Quando viene afferrata un’idea si alimenta un fuoco sacro, una spinta che ne alimenta altre e che è la molla per definire ancora meglio la propria idea, soppesarla, metterla bene a fuoco: questo il procedimento di chi inventa un’attività in cui trasfonde le diverse peculiarità che gli appartengono e ne fa un mix che, come nel nostro caso, ci fa identificare e fare nostra questa interiezione onomatopeica “Slurp”.
Se questi ingredienti non mancano, chi sta intorno lo percepisce. Che si tratti di acciughe del mar Cantabrico con burro salato dell’Alta Normandia, o di un tavolino a testa in giù appeso al soffitto, o di una poesia che avresti proprio voluto leggere in quel determinato momento e con quel caffè fatto in quel modo lì, la differenza in fondo non è molta, perché quello che colpisce è il mix di cura e inventiva, di lavoro, perseveranza e coraggio.
Se “Slurp” si fosse limitato a presentare l’idea di mangiare bene, mangiare sano, utilizzando i prodotti del territorio, forse avremmo scritto un articolo su Eataly. Se si fosse unicamente concentrato sugli hamburger fenomenali con fassone piemontese, verosimilmente di lì a poco li avremmo confrontati con quelli di M**Bun. Avremmo potuto apprezzare le ricette sofisticate, l’impiattamento, i piatti dalle forme diverse rispetto al tradizionale piatto tondo, l’originalità del design, ma qualcosa sarebbe comunque mancato. Quel qualcosa, quel “non so che”, è sia nell’insieme del locale, che a pelle risulta convincente, sia nei suoi singoli particolari. “Slurp” dà l’idea di un ristorante che è nato più volte: nella mente degli ideatori, nel confronto con altri gestori, nel test quotidiano con i clienti; è un locale dove ce n’è per tutti i gusti e in cui si fa un po’ di questo e un po’ di quello, ma a fondo e bene.

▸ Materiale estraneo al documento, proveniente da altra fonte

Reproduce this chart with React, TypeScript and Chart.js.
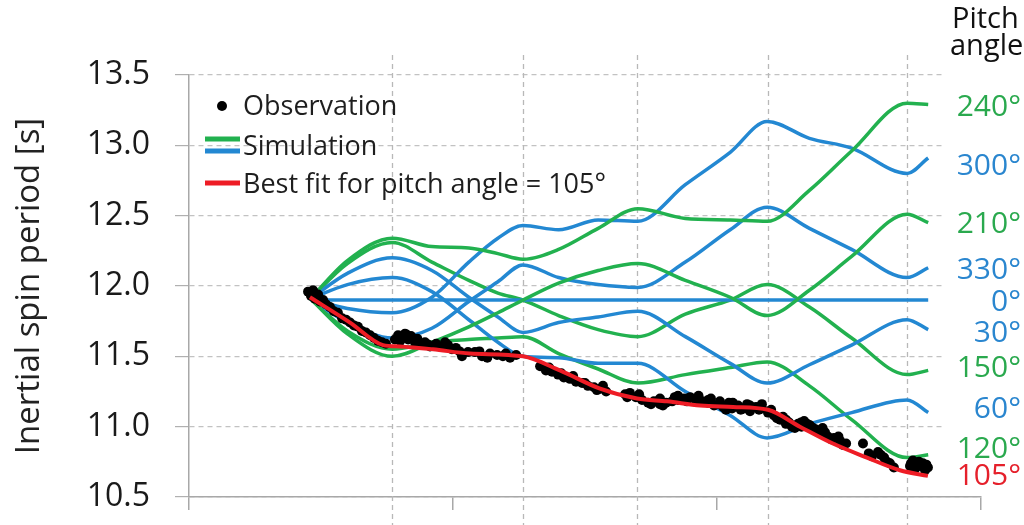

Non a caso “Slurp” ha anche una sorella in via XX Settembre, che oltre a essere negozio di design e bistrot, ha uno spazio appositamente dedicato agli eventi. Si chiama “Casa Slurp” e anche qui il nome non è fortuito: “Casa Slurp” è come una casa, il cui gusto sta nell’inventiva con cui la si vive tutti i giorni.